The implications of Franklin’s connecting honor to behavior in service of the common good in many ways crystallized in his critique of the 1783 founding of the Society of the Cincinnati. His issue was not so much with the Society itself, a fraternal order of Continental Army officers, but instead with the fact that future membership in it would be limited to blood descendants of these officers, rather than extended to individuals who embodied in their actions the revolutionary spirit of sacrifice. Franklin’s frustration with this ultimately boiled over into the artful abbreviation at the center of Prof. Smith’s talk: the democratized formulation of honor as incompatible with heredity and dependent instead on an embrace of communal duty that he described in a 1784 letter to his daughter when he wrote that “honour does not descend, but ascends.” For Franklin, this aphorism likewise revealed the degree to which he believed honor due to parents for the act of raising children who do work for the state, and it is from here, Prof.
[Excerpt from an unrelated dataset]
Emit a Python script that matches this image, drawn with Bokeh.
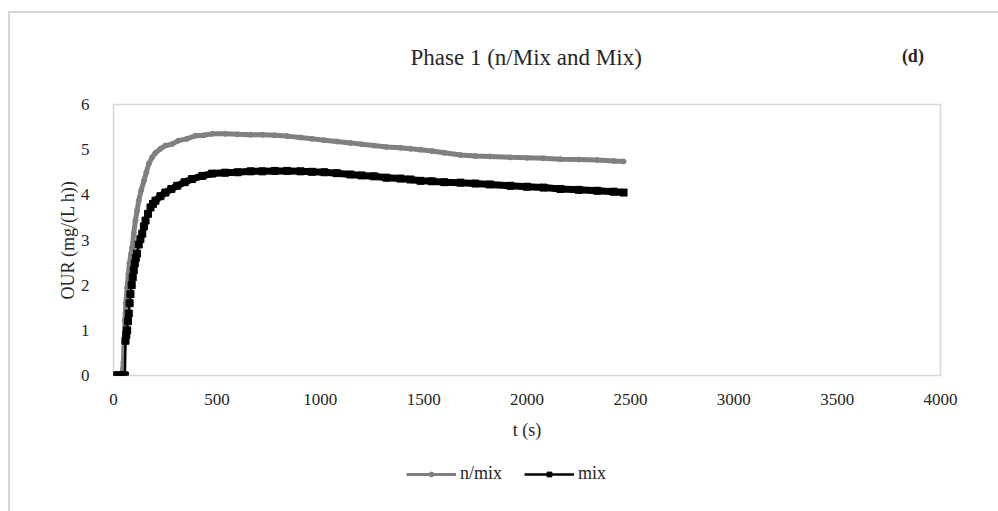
from bokeh.plotting import figure
from bokeh.layouts import column
from bokeh.models import (ColumnDataSource, Legend, LegendItem, FixedTicker,
                          Range1d)
from bokeh.core.properties import value
from bokeh.embed import file_html
from bokeh.resources import INLINE

# OUR time series, phase 1
t_nmix = [0, 10, 20, 30, 40, 48, 55, 60, 66, 72, 77, 84, 90, 98, 106, 114,
          122, 134, 147, 159, 171, 187, 203, 227, 251, 282, 314, 355, 397,
          437, 477, 540, 600, 663, 720, 780, 840, 904, 960, 1020, 1080, 1146,
          1200, 1260, 1320, 1388, 1436, 1485, 1540, 1600, 1678, 1750, 1820,
          1920, 2000, 2080, 2162, 2250, 2340, 2420, 2467]
our_nmix = [0, 0, 0, 0, 0, 0.3, 1.22, 1.6, 1.95, 2.25, 2.48, 2.68, 2.83,
            3.15, 3.43, 3.65, 3.87, 4.1, 4.31, 4.5, 4.69, 4.83, 4.93, 5.02,
            5.09, 5.12, 5.2, 5.24, 5.31, 5.32, 5.35, 5.35, 5.34, 5.33, 5.33,
            5.32, 5.3, 5.27, 5.24, 5.21, 5.18, 5.15, 5.12, 5.09, 5.06, 5.04,
            5.02, 5.0, 4.97, 4.93, 4.88, 4.86, 4.85, 4.83, 4.82, 4.81, 4.79,
            4.78, 4.77, 4.75, 4.74]

t_mix = [0, 10, 20, 30, 40, 50, 55, 58, 62, 66, 70, 74, 78, 82, 88, 93, 98,
         103, 108, 114, 122, 130, 139, 147, 155, 167, 179, 191, 203, 227,
         251, 280, 308, 344, 380, 430, 477, 540, 600, 663, 720, 780, 840,
         904, 960, 1020, 1080, 1146, 1200, 1260, 1320, 1388, 1436, 1485,
         1540, 1600, 1678, 1750, 1820, 1920, 2000, 2080, 2162, 2250, 2340,
         2420, 2467]
our_mix = [0, 0, 0, 0, 0, 0, 0, 0.77, 0.9, 1.0, 1.2, 1.37, 1.6, 1.8, 2.0,
           2.17, 2.33, 2.48, 2.6, 2.7, 2.9, 3.02, 3.14, 3.3, 3.43, 3.58,
           3.72, 3.8, 3.87, 3.97, 4.05, 4.13, 4.2, 4.28, 4.35, 4.42, 4.47,
           4.49, 4.5, 4.52, 4.52, 4.53, 4.53, 4.52, 4.51, 4.5, 4.48, 4.45,
           4.43, 4.41, 4.38, 4.36, 4.34, 4.31, 4.3, 4.28, 4.27, 4.25, 4.23,
           4.2, 4.18, 4.16, 4.13, 4.11, 4.09, 4.07, 4.05]

x_ticks = [0, 500, 1000, 1500, 2000, 2500, 3000, 3500, 4000]
y_ticks = [0, 1, 2, 3, 4, 5, 6]
series_names = ["n/mix", "mix"]
chart_title = "Phase 1 (n/Mix and Mix)"
panel_tag = "(d)"

FONT = "Liberation Serif"
TEXT = "#262626"
GRAY = "#808080"
EDGE = "#d6d6d6"
WIDTH = 988


def strip(height, y_range):
    """A frame-only strip used for the header and the legend row."""
    f = figure(width=WIDTH, height=height, output_backend="svg",
               toolbar_location=None, x_axis_type=None, y_axis_type=None,
               x_range=Range1d(0, WIDTH), y_range=y_range, min_border=0)
    f.outline_line_color = None
    f.background_fill_color = "white"
    f.border_fill_color = "white"
    f.grid.visible = False
    return f


# header: chart title and panel tag
head = strip(81, Range1d(0, 81))
head.text(x=[493], y=[37], text=[chart_title], text_font=value(FONT),
          text_font_size="23px", text_color=TEXT, text_align="center",
          text_baseline="middle")
head.text(x=[955], y=[39], text=[panel_tag], text_font=value(FONT),
          text_font_size="18px", text_font_style="bold", text_color=TEXT,
          text_align="center", text_baseline="middle")

# main plot
p = figure(frame_width=827, frame_height=271, output_backend="svg",
           toolbar_location=None,
           x_range=Range1d(0, 4000), y_range=Range1d(0, 6),
           min_border_left=103, min_border_right=58,
           min_border_top=10, min_border_bottom=70)
p.background_fill_color = "white"
p.border_fill_color = "white"
p.outline_line_color = EDGE
p.outline_line_width = 1.5
p.xgrid.visible = False
p.ygrid.visible = False

for ax in (p.xaxis[0], p.yaxis[0]):
    ax.axis_line_color = None
    ax.major_tick_line_color = None
    ax.minor_tick_line_color = None
    ax.major_label_text_font = FONT
    ax.major_label_text_font_size = "17px"
    ax.major_label_text_color = TEXT
    ax.axis_label_text_font = FONT
    ax.axis_label_text_font_size = "18px"
    ax.axis_label_text_font_style = "normal"
    ax.axis_label_text_color = TEXT

p.xaxis[0].ticker = FixedTicker(ticks=x_ticks)
p.yaxis[0].ticker = FixedTicker(ticks=y_ticks)
p.xaxis[0].axis_label = "t (s)"
p.yaxis[0].axis_label = "OUR (mg/(L h))"
p.xaxis[0].major_label_standoff = 12
p.xaxis[0].axis_label_standoff = 12
p.yaxis[0].major_label_standoff = 18
p.yaxis[0].axis_label_standoff = 0

src_nmix = ColumnDataSource(dict(t=t_nmix, our=our_nmix))
src_mix = ColumnDataSource(dict(t=t_mix, our=our_mix))

# n/mix: dense grey points merging into a grey band
p.line("t", "our", source=src_nmix, line_color=GRAY, line_width=5)
p.scatter("t", "our", source=src_nmix, marker="circle", size=5,
          fill_color=GRAY, line_color=GRAY)

# mix: black squares; beyond the initial rise the samples merge into a band
band = [i for i, t in enumerate(t_mix) if t >= 200]
src_band = ColumnDataSource(dict(t=[t_mix[i] for i in band],
                                 our=[our_mix[i] for i in band]))
p.line("t", "our", source=src_band, line_color="black", line_width=7)
p.line("t", "our", source=src_mix, line_color="black", line_width=2.5)
p.scatter("t", "our", source=src_mix, marker="square", size=7,
          fill_color="black", line_color="black")

# legend row: key glyphs share the series sources; the strip's y range lies
# above every OUR value, so only the legend keys show
foot = strip(66, Range1d(100, 166))
k1l = foot.line("t", "our", source=src_nmix, line_color=GRAY, line_width=3)
k1m = foot.scatter("t", "our", source=src_nmix, marker="circle",
                   fill_color=GRAY, line_color=GRAY)
k2l = foot.line("t", "our", source=src_mix, line_color="black", line_width=2.5)
k2m = foot.scatter("t", "our", source=src_mix, marker="square",
                   fill_color="black", line_color="black")
legend = Legend(items=[LegendItem(label=series_names[0], renderers=[k1l, k1m]),
                       LegendItem(label=series_names[1], renderers=[k2l, k2m])],
                orientation="horizontal", location=(293, 27),
                glyph_width=50, glyph_height=12, label_standoff=4, spacing=22,
                label_text_font=FONT, label_text_font_size="18px",
                label_text_color=TEXT, border_line_color=None,
                background_fill_alpha=0, margin=0, padding=4)
foot.add_layout(legend)

layout = column(head, p, foot, spacing=0)
# chart-area border on the top and left
layout.styles = {"margin-left": "8px", "margin-top": "11px",
                 "border-left": f"2px solid {EDGE}",
                 "border-top": f"2px solid {EDGE}"}

open("out.html", "w").write(file_html(layout, INLINE))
Smith concluded, that we can trace his creation of ascending honor forward in time, to the trope of the “republican mother” as responsible for preserving civic virtue in the new nation.

 

Craig Bruce Smith received his Ph.D. in American History from Brandeis University and currently serves as an Assistant Professor of History and Director of the History Program at William Woods University. His work focuses on early American cultural and intellectual history during the long eighteenth century and the Age of the Revolution, with particular emphasis on ethics and national identity and broader interests in gender, race, leadership, and war in the Atlantic world. His first book, American Honor: The Creation of the Nation’s Ideals during the Revolutionary Era, will be released in April 2018 by the University of North Carolina Press, and he is presently researching two new projects, “‘The Greatest Man in the World’: A Global History of George Washington” and “Redemption: The American Revolution, Ethics, and Abolitionism in Britain and the United States.”